The solar resources are concentrated in the southwest of the United States. The capacity factors are also good. But the western parts of the U.S. overall have only about 20% of the entire load. "To go from the western part of the grid to the eastern parts is very hard in terms of transfer capacity. That is the problem we have in terms of grid and renewables: capacity at the large scale," Ellis elaborated.
In terms of batteries being a viable boost for renewables, Ellis believes that cost per unit of energy is higher. "The electricity system in the U.S. is so diverse that the kinds of services that a battery can provide can be generated by controlling the existing generation fleet in a better way. Or you can find it by allowing the load to participate in grid support services. Tapping the flexibility that is already existent in the system is less expensive than other storage solutions," he explains.

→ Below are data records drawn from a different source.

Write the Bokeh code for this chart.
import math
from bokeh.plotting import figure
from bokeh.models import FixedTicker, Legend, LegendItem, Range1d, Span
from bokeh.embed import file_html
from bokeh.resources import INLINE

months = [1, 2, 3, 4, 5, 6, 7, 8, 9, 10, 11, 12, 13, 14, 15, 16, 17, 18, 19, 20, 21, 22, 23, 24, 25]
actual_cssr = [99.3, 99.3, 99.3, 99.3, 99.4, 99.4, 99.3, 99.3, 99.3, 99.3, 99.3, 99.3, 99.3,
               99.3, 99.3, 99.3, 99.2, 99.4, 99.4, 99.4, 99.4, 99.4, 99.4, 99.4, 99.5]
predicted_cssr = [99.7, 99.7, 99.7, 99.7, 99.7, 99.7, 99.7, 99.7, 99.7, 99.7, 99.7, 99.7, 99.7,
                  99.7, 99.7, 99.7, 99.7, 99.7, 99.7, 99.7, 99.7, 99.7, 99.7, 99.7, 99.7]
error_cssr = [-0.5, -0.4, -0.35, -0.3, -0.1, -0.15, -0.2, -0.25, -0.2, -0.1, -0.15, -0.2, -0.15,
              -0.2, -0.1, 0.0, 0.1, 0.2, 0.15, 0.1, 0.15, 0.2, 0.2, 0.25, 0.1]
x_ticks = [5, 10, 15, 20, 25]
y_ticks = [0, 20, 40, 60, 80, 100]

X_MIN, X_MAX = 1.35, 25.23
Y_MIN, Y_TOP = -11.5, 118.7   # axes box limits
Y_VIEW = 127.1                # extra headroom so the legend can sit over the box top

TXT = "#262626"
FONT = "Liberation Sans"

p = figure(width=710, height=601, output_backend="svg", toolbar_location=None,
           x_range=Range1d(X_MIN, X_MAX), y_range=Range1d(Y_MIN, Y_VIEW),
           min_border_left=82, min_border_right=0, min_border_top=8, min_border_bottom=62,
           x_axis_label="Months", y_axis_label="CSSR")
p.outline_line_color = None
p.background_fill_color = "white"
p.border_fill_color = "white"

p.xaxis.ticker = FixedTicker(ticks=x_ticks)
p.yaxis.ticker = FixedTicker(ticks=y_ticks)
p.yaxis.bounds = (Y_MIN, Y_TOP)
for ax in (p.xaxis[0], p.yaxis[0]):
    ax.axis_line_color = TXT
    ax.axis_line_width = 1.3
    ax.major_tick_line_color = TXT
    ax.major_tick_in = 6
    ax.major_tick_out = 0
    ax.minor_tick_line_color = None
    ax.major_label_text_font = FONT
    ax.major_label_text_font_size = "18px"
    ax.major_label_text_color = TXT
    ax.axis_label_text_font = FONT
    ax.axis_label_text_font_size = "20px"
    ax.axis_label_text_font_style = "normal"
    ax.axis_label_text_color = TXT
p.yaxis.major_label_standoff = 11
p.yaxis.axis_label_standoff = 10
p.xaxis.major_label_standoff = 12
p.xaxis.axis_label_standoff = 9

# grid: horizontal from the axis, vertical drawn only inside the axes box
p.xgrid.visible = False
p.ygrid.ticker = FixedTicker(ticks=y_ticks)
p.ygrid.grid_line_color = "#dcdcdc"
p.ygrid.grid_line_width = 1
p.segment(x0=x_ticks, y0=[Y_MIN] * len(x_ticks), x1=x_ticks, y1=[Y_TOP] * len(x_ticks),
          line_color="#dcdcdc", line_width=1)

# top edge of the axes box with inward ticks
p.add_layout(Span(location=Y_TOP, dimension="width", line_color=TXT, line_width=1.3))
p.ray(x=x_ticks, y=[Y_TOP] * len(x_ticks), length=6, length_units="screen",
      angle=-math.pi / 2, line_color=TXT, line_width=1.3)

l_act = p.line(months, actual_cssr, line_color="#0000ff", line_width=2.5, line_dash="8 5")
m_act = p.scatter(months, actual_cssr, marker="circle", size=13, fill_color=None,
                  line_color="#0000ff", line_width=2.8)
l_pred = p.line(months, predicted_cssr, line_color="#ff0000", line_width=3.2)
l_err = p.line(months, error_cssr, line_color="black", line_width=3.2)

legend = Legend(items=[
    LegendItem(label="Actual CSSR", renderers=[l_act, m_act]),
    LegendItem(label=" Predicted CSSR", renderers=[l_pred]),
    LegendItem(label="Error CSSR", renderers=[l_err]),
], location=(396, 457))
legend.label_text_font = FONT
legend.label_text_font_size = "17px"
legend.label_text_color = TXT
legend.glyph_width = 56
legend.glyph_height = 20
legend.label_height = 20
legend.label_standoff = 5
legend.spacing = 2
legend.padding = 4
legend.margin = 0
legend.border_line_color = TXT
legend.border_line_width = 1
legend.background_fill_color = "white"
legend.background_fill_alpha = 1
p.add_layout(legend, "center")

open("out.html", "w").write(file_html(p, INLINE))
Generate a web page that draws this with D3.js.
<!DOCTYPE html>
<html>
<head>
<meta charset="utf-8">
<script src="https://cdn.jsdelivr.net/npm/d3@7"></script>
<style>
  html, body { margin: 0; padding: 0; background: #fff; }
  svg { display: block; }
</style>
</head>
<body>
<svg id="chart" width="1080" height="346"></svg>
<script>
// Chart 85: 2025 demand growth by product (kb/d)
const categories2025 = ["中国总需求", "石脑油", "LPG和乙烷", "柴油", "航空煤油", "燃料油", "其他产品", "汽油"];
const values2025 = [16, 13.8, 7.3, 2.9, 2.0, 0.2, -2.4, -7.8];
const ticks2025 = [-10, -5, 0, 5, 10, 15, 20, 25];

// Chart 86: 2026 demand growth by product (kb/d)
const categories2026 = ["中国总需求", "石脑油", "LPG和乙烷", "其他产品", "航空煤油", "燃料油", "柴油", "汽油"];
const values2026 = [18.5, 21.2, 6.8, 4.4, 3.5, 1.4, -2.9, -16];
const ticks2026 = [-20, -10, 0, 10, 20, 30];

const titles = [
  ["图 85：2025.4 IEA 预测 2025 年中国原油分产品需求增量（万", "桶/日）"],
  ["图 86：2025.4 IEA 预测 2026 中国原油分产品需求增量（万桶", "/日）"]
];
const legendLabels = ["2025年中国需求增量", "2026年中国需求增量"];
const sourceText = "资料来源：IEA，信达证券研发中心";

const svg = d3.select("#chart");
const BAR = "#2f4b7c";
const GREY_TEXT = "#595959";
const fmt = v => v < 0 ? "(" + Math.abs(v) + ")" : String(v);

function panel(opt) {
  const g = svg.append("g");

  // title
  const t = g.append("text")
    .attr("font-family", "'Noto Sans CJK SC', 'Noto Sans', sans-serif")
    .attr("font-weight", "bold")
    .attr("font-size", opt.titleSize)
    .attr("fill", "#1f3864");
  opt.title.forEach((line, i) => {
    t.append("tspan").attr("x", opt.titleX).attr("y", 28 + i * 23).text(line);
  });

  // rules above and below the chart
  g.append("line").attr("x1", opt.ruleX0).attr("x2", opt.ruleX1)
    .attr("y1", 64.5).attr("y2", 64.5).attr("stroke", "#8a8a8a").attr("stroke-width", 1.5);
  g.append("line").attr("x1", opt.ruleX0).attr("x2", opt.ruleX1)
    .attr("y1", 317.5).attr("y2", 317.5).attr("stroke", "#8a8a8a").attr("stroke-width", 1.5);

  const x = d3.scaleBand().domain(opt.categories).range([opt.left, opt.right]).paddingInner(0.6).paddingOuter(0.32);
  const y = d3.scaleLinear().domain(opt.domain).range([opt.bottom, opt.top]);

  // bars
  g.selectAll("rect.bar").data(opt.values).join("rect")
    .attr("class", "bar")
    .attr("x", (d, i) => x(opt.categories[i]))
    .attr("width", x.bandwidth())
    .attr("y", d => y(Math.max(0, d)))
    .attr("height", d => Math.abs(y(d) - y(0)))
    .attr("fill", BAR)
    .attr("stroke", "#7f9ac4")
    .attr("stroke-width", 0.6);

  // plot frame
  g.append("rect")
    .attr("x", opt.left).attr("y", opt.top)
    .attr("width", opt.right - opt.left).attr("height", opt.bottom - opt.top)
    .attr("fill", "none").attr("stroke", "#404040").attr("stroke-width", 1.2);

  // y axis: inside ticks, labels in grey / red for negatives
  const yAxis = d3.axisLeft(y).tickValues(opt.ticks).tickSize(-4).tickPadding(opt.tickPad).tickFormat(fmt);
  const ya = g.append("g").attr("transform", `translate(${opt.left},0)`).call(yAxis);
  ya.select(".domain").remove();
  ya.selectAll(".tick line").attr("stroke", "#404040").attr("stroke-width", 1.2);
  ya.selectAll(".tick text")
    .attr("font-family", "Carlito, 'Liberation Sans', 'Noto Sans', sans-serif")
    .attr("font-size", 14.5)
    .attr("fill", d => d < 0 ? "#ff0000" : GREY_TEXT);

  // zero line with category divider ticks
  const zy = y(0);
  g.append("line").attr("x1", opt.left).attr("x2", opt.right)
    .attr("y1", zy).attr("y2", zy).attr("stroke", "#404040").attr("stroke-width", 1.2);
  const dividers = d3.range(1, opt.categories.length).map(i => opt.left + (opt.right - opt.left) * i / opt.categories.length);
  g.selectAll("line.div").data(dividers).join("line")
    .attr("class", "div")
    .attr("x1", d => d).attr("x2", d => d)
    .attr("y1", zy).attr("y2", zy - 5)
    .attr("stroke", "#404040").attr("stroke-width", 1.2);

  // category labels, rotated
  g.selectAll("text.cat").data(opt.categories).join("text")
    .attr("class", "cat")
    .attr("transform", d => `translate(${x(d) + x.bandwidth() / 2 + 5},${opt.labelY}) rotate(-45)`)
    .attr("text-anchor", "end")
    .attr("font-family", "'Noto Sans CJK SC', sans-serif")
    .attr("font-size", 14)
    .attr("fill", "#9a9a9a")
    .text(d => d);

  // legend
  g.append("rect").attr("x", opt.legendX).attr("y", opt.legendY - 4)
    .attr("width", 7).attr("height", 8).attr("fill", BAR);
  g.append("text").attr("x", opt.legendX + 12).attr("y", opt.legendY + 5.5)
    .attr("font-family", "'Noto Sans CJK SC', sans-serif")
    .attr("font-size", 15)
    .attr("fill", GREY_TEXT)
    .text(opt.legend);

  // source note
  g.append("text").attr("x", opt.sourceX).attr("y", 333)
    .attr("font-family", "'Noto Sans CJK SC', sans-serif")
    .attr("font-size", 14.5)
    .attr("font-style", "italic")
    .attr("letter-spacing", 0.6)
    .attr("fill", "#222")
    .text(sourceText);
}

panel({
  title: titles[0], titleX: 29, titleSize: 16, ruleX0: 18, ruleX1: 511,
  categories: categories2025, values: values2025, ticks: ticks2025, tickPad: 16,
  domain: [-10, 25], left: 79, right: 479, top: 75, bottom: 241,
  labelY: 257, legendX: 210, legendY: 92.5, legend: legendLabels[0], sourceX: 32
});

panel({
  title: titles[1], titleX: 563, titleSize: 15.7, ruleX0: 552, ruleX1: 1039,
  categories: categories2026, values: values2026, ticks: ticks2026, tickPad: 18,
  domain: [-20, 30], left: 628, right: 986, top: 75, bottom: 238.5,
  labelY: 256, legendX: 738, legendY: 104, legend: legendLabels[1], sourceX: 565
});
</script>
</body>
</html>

Transforming the power system
In a major PV growth market like Japan, Kazuhiko Ogimoto from the University of Tokyo explained, the switch to renewables is seen as necessary since the Fukushima disaster raised more energy supply awareness amongst the people. PV has also been growing and the power mix is on a transformation path in Japan.
Germany has been the forerunner in renewable power as well as grid integration and smart grid solutions. Strauss highlighted that subsidies have been reduced drastically and thus special measures now have to be implemented for integration, without which transmission costs can rise. The cost of grid adaption can be controlled with the application of the right technologies such as integrated inverters for one as Strauss pointed out.
Losier commented that end-to-end solutions need to be sought to integrate more renewable power into the grid over time and this is precisely what the conference aims to do: discuss the possible solutions.
At the end of the day, the transformation of the power systems depends on factors such as policy, politics, resources and technical possibilities. Better interaction and cooperation with customers is also seen as a must in the future of energy transformation. Justifying the deployment of such technologies to make the grid smarter and to integrate more renewables in the short term will mean explaining the costs that come along with it.
Tomorrow the conference continues, highlighting achievements in technology, system integration, modeling and simulation as well as the lessons that can be learned from island system solutions. Advanced transmission and distribution system operations will be discussed in the latter part of the day.